Construction began in 1936, with the Mareth line laid out in a similar manner to the Maginot line. The fortification stretched for 28 miles (45 km) of fixed defences, trenches and cleared firing blinds. Infantry were to be housed in trenches and forty concrete casements as well as 15 fortified command posts and 28 support posts. The ground did not suit underground artillery but eight large artillery positions were constructed, each capable of accommodating a battery. The French Staff expected an extreme manpower shortage in France so reinforcement for Tunisia were much of an afterthought; units in Tunisia were not expected to be reinforced. Once mobilised, the French army in Tunisia was expected to hold out for up to two years against a superior Italian army attacking from Libya. The Mareth Line incorporated French experience of trench warfare and infantry–artillery attacks. The Line would preserve French manpower and provide a force multiplier to offset numerical inferiority. As in France, the French were confident that fixed fortifications would be only harassed by tactical air power and immensely improved field artillery. Eventually, the position might be used as a staging base to push into Libya, but any such operation would occur far into a new war and only after a successful British invasion from Egypt.
The geography of central Tunisia is dominated by the Atlas Mountains, while the northern and southern portions are largely flat. The primary feature in the south is the Matmata Hills, a range running north-south roughly parallel to the eastern coast on the Mediterranean Sea. West of the hills, the land is inhospitable desert, making the region between the hills and the coast the only easily traversed approach to northern Tunisia. A smaller line of hills runs east-west along the northern edge of the Matmata range, further complicating this approach. There is a small gap between the two ranges, the Tebaga Gap, at the extreme northern end of the Matmata Hills.
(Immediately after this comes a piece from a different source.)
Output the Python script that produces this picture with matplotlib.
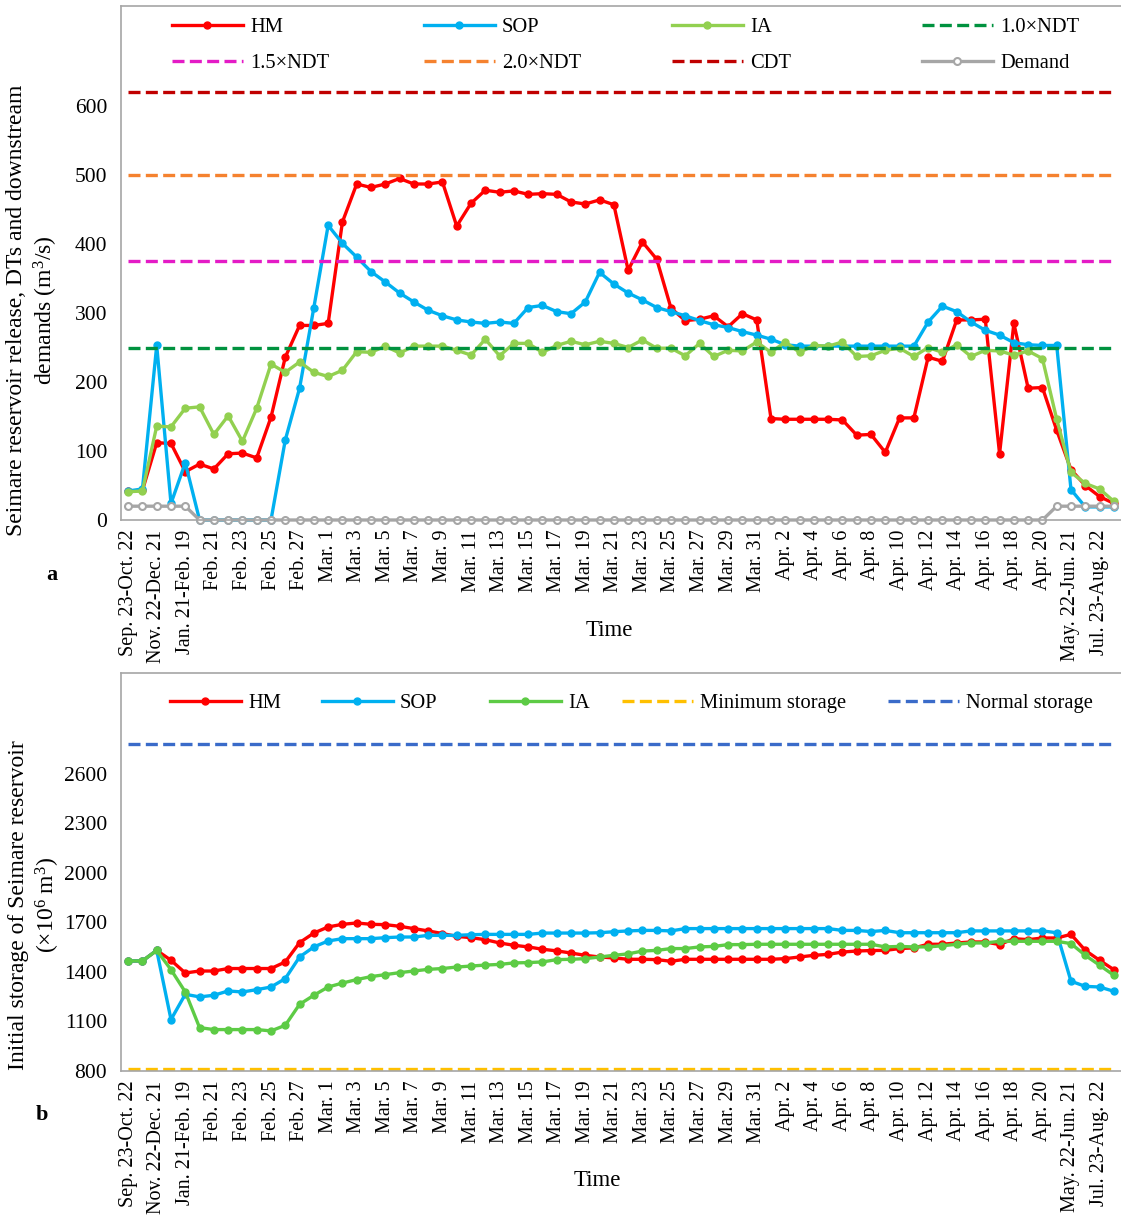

The line broadly followed the Wadi Zigzaou for 22 miles (35 km) inland to the Matmata Hills, crossing the coastal road. The wadi provided a natural defence line with its steep, high banks. It was reputed to be the most difficult military defence line in North Africa. The French view was that the hills were sufficiently impassable to block any outflanking move on the landward side. But this belief was subsequently disproved in Operation Supercharge II.
After the French surrender, the Line was formally demilitarised by an Italo-German commission.
In November 1942, Allied forces defeated the Panzer Armee Afrika (PAA) at El Alamein and landed in French North Africa. Axis forces then occupied Tunisia. From November 1942 to March 1943, PAA conduted a fighting retreat toward Tunisia, pursued by British Eighth Army. Meanwhile Axis engineers reactivated the Mareth Line for use by PAA. By March of 1943, they had laid more than 62 miles (100 km) of barbed wire, and placed 100,000 anti-tank mines and 70,000 anti-personnel mines. In addition, the bunkers were reinforced with additional concrete and rearmed with anti-tank and AA guns.
In March 1943, Eighth Army reached the Libya-Tunisia border, and paused at Medenine to prepare to attack the Mareth Line. Axis forces (now organized as the Italian 1st Army under General Giovanni Messe) attempted a pre-emptive attack (Operation Capri). When this failed, the Axis troops withdrew to the Mareth Line and awaited the British attack.
Battle of the Mareth Line
On 19 March 1943, Eighth Army frontally assaulted the Line in Operation Pugilist. The 50th (Northumbrian) Infantry Division penetrated the Line near Zarat, but was driven back by 15th Panzer Division on 22 March.
Earlier reconnaissance by the Long Range Desert Group had shown that the Line could be outflanked. A force could pass through the southern Matmata Hills, reach the Tebaga Gap from the west, and pass on to the coastal plain behind the Mareth Line - the "left hook". At the same time as Pugilist, Eighth Army commander Montgomery had sent the reinforced New Zealand 2nd Division - now the New Zealand Corps - around the Matmata Hills. This attack was stalled by determined defence at the Tebaga Gap on 21-24 March. Montgomery sent 1st Armoured Division of British X Corps to reinforce the Tebaga Gap attack, and put X Corps commander Brian Horrocks in charge. The British attacked again (Operation Supercharge II) on 26 March and broke through the Tebaga Gap on 27 March. This success, combined with a fresh frontal assault, made the Line untenable. However, Messe's forces were able to escape encirclement when the 1st Armoured Division was held up at El Hamma. The Axis forces retreated to Wadi Akarit, 37 miles (60 km) to the north.